__WHAT YOU NEED TO DO__.
Leave the pictures out and quote every line from the start of the listing to the line with "YAxis, ErrorBar, ReferenceArea", inclusive.

__RAW DATA__.
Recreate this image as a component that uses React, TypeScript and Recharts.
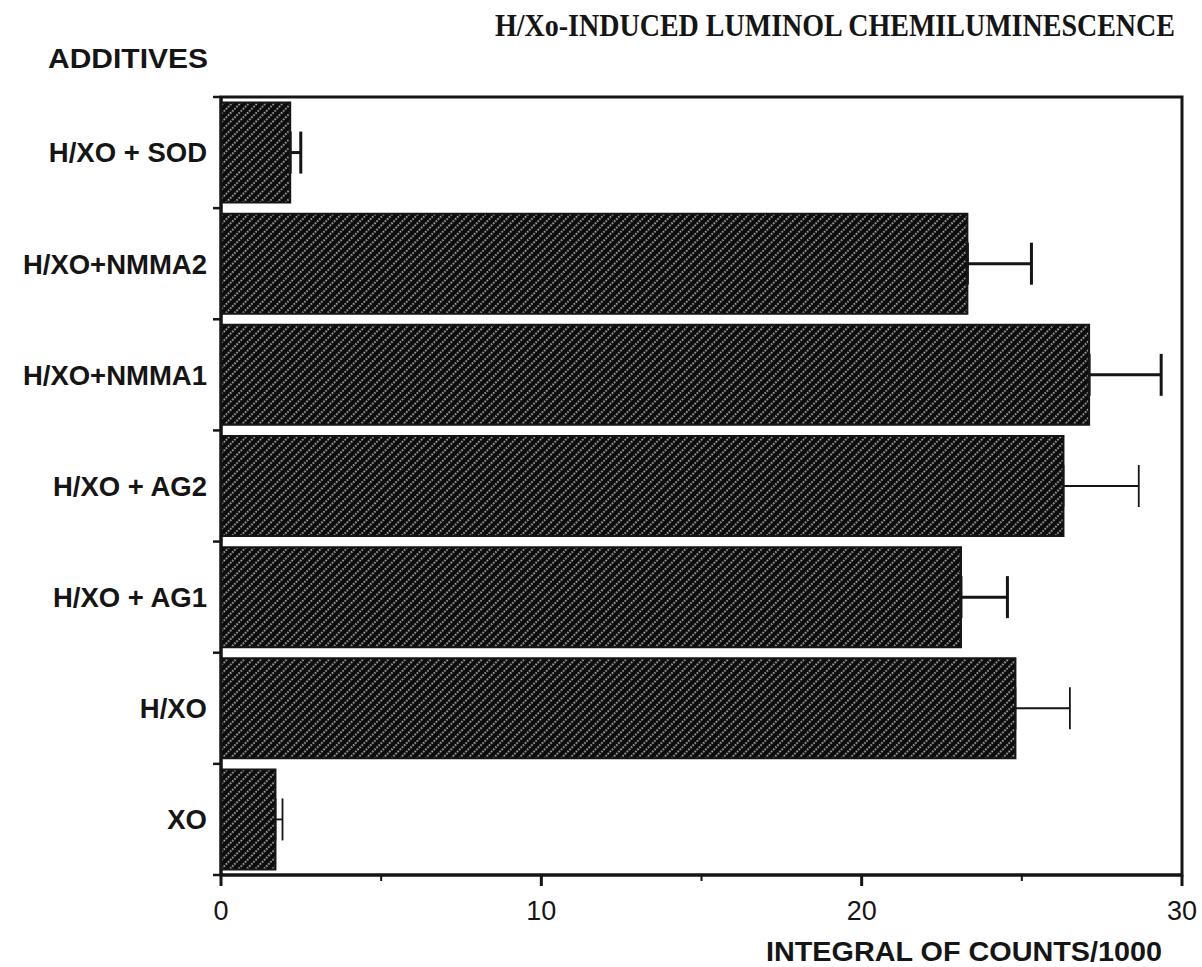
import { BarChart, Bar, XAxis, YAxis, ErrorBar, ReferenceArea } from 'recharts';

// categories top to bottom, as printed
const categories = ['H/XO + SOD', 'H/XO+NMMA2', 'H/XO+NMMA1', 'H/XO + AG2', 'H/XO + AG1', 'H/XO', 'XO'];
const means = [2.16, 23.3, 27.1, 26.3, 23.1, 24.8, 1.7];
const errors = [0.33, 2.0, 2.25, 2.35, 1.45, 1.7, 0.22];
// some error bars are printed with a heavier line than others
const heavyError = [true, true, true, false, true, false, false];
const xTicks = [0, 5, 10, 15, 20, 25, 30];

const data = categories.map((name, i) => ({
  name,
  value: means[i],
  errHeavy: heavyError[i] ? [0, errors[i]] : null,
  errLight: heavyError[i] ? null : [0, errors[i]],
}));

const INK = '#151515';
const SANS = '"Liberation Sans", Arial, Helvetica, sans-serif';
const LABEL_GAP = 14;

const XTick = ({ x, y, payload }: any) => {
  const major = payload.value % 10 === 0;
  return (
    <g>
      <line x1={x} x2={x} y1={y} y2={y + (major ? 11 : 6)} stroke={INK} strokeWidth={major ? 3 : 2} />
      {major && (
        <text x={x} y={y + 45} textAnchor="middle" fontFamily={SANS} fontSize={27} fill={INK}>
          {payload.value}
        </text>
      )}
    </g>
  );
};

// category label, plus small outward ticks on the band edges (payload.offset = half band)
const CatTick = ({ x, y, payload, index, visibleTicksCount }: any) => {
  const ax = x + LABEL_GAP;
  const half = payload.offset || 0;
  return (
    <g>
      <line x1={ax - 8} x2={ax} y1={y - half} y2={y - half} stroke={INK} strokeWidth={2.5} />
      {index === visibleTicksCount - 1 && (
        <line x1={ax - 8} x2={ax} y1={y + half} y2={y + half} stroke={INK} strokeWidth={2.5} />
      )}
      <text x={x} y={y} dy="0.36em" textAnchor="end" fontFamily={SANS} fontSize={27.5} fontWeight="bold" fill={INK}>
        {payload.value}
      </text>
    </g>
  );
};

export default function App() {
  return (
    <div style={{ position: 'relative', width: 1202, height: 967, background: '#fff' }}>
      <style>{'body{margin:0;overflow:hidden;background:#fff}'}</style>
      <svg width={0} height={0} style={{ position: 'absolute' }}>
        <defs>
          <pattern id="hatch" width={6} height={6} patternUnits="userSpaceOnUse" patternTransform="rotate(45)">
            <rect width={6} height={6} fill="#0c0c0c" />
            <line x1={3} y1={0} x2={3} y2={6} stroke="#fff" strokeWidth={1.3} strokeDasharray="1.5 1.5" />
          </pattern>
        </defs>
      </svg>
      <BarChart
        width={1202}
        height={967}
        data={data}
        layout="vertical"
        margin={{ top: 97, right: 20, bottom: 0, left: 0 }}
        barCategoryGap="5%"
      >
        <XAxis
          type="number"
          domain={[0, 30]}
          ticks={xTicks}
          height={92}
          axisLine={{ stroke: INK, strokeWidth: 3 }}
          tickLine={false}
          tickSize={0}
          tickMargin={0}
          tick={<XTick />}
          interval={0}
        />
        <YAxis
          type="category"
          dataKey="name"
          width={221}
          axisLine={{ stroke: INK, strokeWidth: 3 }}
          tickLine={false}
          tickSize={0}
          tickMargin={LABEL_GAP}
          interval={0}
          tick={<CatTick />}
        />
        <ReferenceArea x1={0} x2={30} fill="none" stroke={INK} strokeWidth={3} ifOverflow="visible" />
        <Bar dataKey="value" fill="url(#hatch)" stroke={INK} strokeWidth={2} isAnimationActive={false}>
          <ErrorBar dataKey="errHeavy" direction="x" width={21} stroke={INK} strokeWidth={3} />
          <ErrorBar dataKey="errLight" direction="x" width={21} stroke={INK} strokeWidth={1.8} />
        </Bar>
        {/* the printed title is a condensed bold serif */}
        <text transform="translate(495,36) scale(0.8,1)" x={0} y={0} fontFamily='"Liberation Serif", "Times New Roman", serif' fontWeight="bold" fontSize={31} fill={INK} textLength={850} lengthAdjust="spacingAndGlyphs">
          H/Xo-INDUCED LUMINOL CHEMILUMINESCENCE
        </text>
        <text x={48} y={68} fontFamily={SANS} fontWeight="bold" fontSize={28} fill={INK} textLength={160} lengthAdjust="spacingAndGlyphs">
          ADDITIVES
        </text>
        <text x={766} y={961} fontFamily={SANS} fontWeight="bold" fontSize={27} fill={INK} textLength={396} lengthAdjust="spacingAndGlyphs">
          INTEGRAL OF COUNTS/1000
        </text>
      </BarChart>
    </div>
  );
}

__ANSWER TO THIS PROBLEM__.
Recreate this image as a component that uses React, TypeScript and Recharts.
import { BarChart, Bar, XAxis, YAxis, ErrorBar, ReferenceArea } from 'recharts';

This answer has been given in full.